Count every line below in which "this" occurs, then give only the count.

= WORKING DATA =
----

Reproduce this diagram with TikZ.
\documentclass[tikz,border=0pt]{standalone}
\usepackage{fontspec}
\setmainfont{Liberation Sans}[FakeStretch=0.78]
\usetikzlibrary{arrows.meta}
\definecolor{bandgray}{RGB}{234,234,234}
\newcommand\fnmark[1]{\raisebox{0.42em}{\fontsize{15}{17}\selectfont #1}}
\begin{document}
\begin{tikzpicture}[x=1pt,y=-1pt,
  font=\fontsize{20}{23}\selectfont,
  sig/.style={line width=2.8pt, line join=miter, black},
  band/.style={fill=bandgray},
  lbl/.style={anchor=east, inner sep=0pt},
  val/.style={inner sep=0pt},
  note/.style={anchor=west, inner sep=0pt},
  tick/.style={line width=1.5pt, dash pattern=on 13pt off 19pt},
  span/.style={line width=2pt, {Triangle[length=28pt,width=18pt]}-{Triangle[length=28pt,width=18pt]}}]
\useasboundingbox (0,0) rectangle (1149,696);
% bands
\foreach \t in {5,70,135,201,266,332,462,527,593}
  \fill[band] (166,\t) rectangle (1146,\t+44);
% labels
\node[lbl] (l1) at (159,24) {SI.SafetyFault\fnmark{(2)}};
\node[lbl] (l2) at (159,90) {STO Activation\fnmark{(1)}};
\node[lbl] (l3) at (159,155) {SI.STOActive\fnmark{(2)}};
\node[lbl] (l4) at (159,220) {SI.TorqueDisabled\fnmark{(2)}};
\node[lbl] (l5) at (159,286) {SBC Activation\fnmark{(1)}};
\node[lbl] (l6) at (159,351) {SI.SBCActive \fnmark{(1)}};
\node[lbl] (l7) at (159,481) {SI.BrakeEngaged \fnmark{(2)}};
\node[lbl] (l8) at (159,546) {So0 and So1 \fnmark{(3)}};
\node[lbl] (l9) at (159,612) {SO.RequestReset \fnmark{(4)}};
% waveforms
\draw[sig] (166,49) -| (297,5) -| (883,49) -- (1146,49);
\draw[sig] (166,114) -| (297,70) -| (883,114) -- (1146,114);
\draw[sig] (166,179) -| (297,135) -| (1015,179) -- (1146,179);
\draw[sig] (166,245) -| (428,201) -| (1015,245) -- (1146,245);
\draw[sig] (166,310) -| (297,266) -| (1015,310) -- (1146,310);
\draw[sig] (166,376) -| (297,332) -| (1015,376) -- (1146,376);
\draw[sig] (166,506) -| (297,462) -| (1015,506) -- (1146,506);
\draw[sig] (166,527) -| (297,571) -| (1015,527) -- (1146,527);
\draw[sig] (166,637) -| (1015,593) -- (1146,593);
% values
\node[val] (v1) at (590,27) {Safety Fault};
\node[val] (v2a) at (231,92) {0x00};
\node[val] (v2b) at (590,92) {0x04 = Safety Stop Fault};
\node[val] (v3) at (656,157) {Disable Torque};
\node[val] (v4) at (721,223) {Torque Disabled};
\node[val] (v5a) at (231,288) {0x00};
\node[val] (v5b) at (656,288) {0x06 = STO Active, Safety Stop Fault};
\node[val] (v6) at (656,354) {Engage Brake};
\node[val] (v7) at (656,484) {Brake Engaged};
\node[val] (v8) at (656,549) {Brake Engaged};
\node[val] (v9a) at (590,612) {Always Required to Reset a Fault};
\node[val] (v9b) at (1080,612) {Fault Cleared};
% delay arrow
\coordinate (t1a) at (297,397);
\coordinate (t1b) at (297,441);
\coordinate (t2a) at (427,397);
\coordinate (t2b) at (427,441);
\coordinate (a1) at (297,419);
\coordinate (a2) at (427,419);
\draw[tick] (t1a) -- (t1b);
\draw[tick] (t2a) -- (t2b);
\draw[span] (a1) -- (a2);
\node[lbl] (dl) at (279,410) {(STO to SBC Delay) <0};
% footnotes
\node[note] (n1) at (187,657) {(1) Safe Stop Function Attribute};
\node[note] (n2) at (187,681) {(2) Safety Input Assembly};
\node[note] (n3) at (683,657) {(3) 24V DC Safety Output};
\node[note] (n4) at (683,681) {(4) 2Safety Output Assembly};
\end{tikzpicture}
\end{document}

----

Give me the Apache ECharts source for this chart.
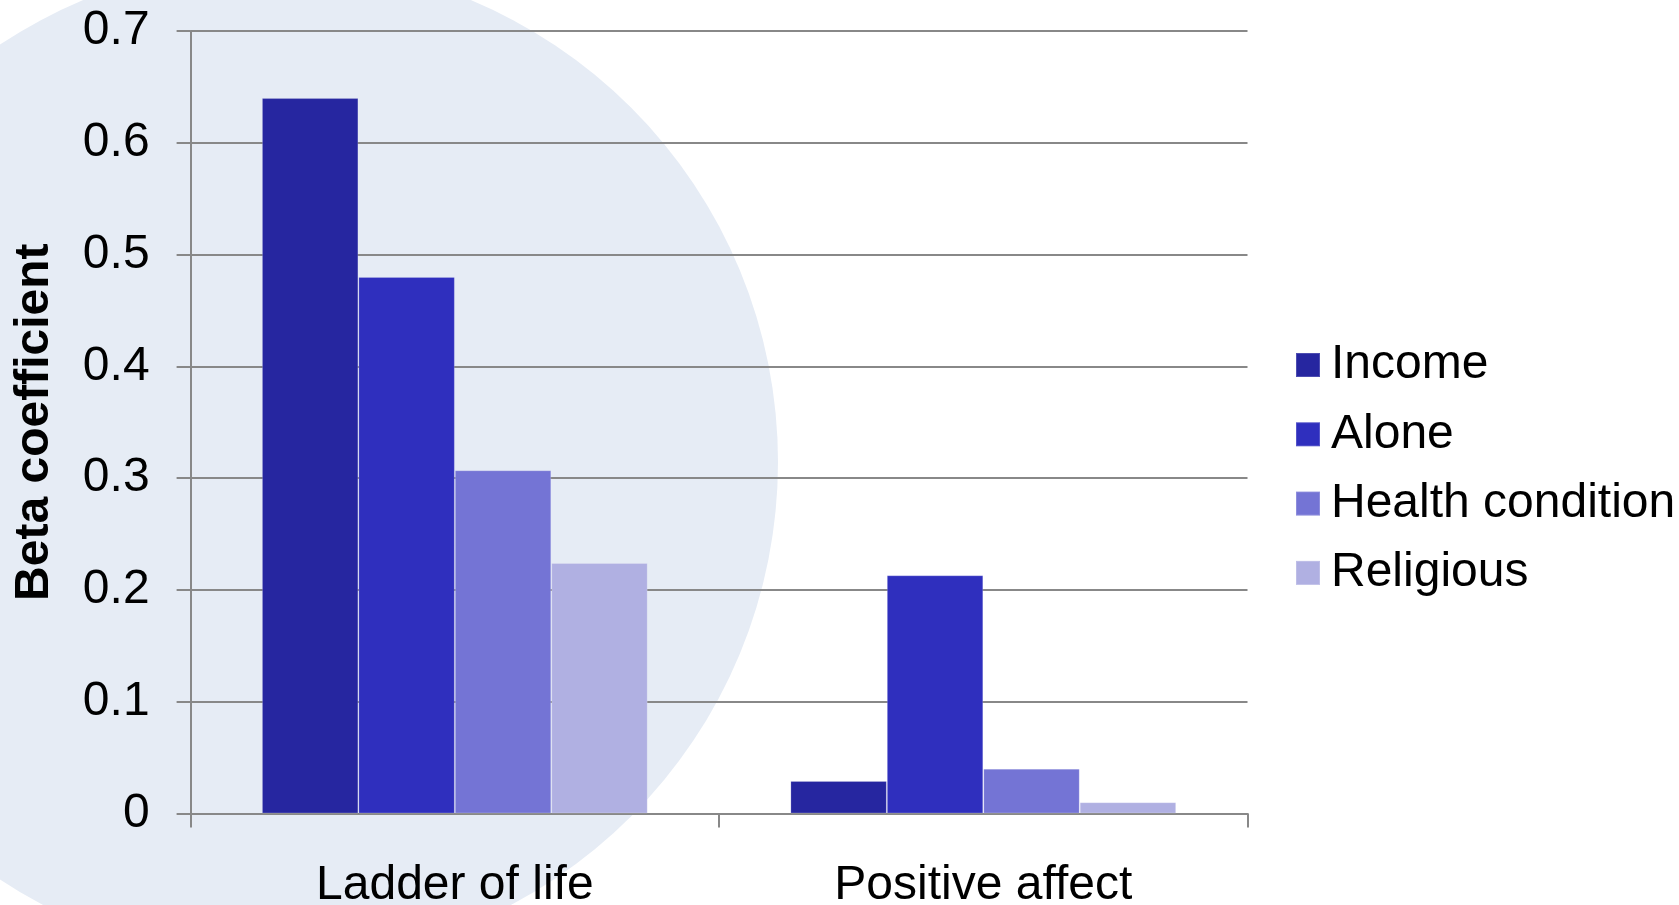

----

= EXERCISE SOLUTION =
2